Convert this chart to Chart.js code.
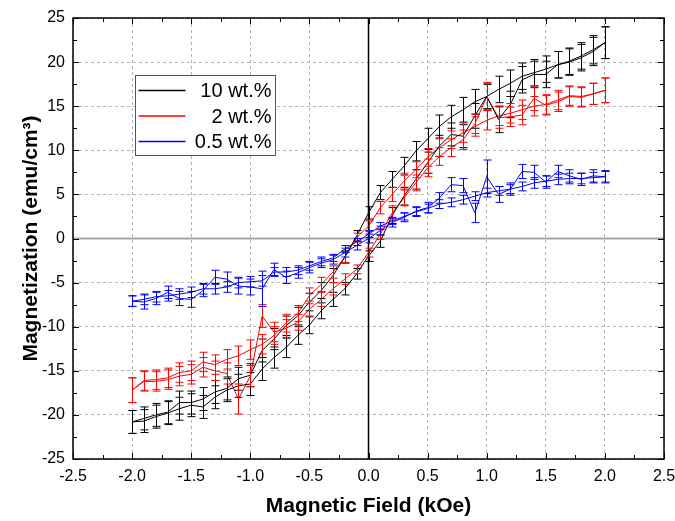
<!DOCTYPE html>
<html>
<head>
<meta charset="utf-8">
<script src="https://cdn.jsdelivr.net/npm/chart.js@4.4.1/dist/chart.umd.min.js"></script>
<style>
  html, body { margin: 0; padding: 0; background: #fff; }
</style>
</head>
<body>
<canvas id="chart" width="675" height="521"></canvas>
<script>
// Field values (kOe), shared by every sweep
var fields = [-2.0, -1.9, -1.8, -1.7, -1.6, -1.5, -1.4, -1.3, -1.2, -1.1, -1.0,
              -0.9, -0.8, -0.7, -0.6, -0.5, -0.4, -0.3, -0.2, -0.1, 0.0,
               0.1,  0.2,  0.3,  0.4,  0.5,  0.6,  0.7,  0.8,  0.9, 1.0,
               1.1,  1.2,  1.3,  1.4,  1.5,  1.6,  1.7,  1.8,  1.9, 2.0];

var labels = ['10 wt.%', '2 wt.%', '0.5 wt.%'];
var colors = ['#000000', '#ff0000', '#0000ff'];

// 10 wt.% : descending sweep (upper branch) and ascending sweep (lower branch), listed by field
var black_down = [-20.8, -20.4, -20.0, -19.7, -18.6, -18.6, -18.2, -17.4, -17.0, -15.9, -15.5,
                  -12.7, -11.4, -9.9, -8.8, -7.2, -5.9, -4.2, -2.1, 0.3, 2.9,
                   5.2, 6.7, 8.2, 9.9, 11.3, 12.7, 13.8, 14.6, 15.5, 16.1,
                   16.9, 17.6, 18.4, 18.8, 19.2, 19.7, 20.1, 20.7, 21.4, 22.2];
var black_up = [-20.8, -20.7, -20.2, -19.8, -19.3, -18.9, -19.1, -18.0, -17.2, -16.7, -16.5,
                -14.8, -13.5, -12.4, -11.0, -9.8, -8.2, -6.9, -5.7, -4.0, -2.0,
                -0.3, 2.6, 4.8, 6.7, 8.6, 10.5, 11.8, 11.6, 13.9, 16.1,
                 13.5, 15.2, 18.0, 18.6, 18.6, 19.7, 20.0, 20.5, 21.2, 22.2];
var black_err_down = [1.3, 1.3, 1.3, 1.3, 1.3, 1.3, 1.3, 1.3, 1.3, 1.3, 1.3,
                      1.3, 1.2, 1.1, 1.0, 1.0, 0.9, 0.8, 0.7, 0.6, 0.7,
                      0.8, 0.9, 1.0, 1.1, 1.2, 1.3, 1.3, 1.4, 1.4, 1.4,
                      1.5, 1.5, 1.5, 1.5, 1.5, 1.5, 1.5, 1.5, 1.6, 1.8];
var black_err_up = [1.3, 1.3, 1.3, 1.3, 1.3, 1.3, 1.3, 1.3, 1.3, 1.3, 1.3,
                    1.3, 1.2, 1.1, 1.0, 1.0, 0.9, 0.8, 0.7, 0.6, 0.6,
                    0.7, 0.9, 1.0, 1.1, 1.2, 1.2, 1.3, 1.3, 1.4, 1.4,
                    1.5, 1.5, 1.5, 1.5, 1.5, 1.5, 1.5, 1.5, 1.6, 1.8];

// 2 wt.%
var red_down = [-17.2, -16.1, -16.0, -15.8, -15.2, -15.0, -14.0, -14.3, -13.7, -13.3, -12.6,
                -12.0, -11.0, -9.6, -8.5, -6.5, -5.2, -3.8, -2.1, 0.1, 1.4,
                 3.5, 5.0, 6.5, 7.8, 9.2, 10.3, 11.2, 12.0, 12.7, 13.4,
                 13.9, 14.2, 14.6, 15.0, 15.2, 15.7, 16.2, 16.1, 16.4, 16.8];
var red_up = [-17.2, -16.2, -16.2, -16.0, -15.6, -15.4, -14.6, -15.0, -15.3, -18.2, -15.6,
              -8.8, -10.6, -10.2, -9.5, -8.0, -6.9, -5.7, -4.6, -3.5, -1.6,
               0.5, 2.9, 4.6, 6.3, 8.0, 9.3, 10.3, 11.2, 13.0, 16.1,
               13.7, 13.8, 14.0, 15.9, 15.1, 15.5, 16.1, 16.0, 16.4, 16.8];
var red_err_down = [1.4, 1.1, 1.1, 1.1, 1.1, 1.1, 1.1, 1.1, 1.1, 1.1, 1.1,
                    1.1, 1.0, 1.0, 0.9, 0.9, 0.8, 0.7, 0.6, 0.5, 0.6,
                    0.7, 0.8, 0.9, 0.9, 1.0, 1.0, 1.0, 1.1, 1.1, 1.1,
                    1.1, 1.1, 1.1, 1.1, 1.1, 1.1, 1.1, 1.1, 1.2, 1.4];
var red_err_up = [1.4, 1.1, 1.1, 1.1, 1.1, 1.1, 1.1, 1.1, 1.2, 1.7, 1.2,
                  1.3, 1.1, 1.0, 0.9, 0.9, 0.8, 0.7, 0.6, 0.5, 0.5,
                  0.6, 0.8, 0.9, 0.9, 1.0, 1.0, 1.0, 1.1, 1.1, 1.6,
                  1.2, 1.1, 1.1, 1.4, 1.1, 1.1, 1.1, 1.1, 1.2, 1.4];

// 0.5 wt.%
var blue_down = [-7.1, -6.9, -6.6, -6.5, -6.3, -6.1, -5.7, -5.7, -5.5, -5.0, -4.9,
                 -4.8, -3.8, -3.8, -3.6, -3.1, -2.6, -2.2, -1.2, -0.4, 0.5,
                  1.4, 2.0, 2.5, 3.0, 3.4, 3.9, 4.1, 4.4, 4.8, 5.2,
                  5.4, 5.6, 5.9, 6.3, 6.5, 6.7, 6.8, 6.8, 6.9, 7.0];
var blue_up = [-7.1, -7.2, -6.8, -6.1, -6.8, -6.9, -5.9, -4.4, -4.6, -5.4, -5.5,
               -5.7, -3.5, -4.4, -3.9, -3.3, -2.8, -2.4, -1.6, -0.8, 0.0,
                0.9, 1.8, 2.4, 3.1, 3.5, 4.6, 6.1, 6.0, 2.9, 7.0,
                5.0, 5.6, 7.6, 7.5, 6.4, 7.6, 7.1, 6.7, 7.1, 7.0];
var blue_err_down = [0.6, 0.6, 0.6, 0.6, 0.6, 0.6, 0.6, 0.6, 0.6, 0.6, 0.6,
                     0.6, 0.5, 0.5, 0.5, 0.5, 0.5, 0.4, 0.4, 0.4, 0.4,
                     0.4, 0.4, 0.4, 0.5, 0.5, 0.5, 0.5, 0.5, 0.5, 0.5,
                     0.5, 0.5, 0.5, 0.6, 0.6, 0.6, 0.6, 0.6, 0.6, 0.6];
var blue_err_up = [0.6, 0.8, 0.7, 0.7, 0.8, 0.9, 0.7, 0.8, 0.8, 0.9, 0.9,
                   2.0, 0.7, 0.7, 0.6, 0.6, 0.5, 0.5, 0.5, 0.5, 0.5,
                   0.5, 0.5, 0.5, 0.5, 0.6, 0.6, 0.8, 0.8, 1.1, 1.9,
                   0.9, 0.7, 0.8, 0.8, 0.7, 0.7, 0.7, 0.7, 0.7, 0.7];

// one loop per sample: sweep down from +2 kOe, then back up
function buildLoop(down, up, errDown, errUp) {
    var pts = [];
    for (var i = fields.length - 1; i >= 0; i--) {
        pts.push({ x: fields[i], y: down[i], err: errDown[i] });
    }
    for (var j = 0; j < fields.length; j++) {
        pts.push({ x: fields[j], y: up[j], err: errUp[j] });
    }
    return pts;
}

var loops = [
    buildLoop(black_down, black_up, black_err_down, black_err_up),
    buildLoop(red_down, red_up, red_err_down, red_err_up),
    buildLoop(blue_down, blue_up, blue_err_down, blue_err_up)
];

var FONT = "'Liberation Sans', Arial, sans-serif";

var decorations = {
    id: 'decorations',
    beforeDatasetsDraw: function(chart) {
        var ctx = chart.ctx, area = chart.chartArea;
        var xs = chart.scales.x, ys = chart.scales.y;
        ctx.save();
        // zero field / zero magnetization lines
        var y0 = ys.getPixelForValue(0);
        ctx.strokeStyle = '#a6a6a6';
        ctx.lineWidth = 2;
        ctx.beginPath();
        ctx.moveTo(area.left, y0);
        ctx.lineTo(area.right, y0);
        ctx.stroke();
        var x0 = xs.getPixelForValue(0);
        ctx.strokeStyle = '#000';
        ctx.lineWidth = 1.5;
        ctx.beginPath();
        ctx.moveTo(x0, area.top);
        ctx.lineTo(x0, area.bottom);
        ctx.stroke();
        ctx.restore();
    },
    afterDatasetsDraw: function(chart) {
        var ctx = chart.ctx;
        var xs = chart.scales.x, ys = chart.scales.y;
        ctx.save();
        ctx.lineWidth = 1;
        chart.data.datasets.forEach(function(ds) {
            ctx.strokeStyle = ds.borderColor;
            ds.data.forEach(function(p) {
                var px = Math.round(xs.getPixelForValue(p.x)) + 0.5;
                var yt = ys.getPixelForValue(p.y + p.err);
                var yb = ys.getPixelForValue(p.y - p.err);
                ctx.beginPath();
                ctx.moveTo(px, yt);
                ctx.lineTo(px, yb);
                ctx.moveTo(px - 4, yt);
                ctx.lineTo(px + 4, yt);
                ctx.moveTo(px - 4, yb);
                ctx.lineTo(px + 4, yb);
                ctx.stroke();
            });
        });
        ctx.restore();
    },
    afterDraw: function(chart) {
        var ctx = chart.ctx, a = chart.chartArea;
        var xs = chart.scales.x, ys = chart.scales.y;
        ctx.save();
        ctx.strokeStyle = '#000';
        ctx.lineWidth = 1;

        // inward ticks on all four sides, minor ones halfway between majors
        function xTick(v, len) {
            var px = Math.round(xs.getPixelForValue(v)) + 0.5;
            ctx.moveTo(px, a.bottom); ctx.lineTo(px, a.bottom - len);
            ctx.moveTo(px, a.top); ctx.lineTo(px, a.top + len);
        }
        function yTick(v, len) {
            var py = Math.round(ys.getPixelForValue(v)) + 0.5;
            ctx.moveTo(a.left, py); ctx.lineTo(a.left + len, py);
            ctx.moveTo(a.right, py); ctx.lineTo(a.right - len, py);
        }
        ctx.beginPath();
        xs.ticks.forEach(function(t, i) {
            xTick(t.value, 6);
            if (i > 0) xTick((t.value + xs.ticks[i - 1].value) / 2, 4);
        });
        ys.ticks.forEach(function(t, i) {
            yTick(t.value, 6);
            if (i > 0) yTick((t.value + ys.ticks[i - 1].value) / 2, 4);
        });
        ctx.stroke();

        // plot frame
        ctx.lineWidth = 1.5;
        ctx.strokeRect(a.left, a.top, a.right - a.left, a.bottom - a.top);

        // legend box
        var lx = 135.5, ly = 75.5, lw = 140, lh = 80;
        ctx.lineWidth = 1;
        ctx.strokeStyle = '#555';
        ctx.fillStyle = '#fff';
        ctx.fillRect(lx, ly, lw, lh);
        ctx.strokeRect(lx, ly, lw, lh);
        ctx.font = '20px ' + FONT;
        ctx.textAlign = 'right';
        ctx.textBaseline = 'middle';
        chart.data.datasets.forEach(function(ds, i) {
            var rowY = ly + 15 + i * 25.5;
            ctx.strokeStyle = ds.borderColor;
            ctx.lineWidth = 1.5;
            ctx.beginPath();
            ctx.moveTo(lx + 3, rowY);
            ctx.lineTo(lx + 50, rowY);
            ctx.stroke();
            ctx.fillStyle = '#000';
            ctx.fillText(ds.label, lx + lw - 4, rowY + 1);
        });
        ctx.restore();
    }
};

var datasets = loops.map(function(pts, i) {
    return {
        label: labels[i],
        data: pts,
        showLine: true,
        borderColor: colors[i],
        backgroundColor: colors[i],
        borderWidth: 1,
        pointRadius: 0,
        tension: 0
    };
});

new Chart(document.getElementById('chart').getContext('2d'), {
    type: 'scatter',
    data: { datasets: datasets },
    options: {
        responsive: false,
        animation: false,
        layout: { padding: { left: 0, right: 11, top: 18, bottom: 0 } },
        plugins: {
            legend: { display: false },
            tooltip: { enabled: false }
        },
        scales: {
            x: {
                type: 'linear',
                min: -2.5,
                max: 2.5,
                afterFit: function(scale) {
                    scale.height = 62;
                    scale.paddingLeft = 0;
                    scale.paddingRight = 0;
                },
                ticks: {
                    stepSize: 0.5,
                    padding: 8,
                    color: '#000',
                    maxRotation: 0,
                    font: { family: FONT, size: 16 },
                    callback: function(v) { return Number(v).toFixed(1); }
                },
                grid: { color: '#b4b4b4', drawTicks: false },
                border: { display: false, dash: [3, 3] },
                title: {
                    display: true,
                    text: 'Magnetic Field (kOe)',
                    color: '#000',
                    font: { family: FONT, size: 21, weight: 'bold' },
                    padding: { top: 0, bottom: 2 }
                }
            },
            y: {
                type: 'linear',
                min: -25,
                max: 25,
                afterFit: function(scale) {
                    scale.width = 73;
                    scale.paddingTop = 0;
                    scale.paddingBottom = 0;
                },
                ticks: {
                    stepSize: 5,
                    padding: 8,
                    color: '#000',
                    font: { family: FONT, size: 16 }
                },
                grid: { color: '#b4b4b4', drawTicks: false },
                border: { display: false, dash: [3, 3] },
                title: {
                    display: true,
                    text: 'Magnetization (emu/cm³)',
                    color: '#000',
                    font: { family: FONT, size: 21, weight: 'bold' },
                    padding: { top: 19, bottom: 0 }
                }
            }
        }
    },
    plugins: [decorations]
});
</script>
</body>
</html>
□ □ □ □
The problem -
From the first line above through the line containing "var colors = ['#000000', '#ff0000', '#0000ff'];", copy everything exactly, without the pictures.

Output for this task -
Convert this chart to Chart.js code.
<!DOCTYPE html>
<html>
<head>
<meta charset="utf-8">
<script src="https://cdn.jsdelivr.net/npm/chart.js@4.4.1/dist/chart.umd.min.js"></script>
<style>
  html, body { margin: 0; padding: 0; background: #fff; }
</style>
</head>
<body>
<canvas id="chart" width="675" height="521"></canvas>
<script>
// Field values (kOe), shared by every sweep
var fields = [-2.0, -1.9, -1.8, -1.7, -1.6, -1.5, -1.4, -1.3, -1.2, -1.1, -1.0,
              -0.9, -0.8, -0.7, -0.6, -0.5, -0.4, -0.3, -0.2, -0.1, 0.0,
               0.1,  0.2,  0.3,  0.4,  0.5,  0.6,  0.7,  0.8,  0.9, 1.0,
               1.1,  1.2,  1.3,  1.4,  1.5,  1.6,  1.7,  1.8,  1.9, 2.0];

var labels = ['10 wt.%', '2 wt.%', '0.5 wt.%'];
var colors = ['#000000', '#ff0000', '#0000ff'];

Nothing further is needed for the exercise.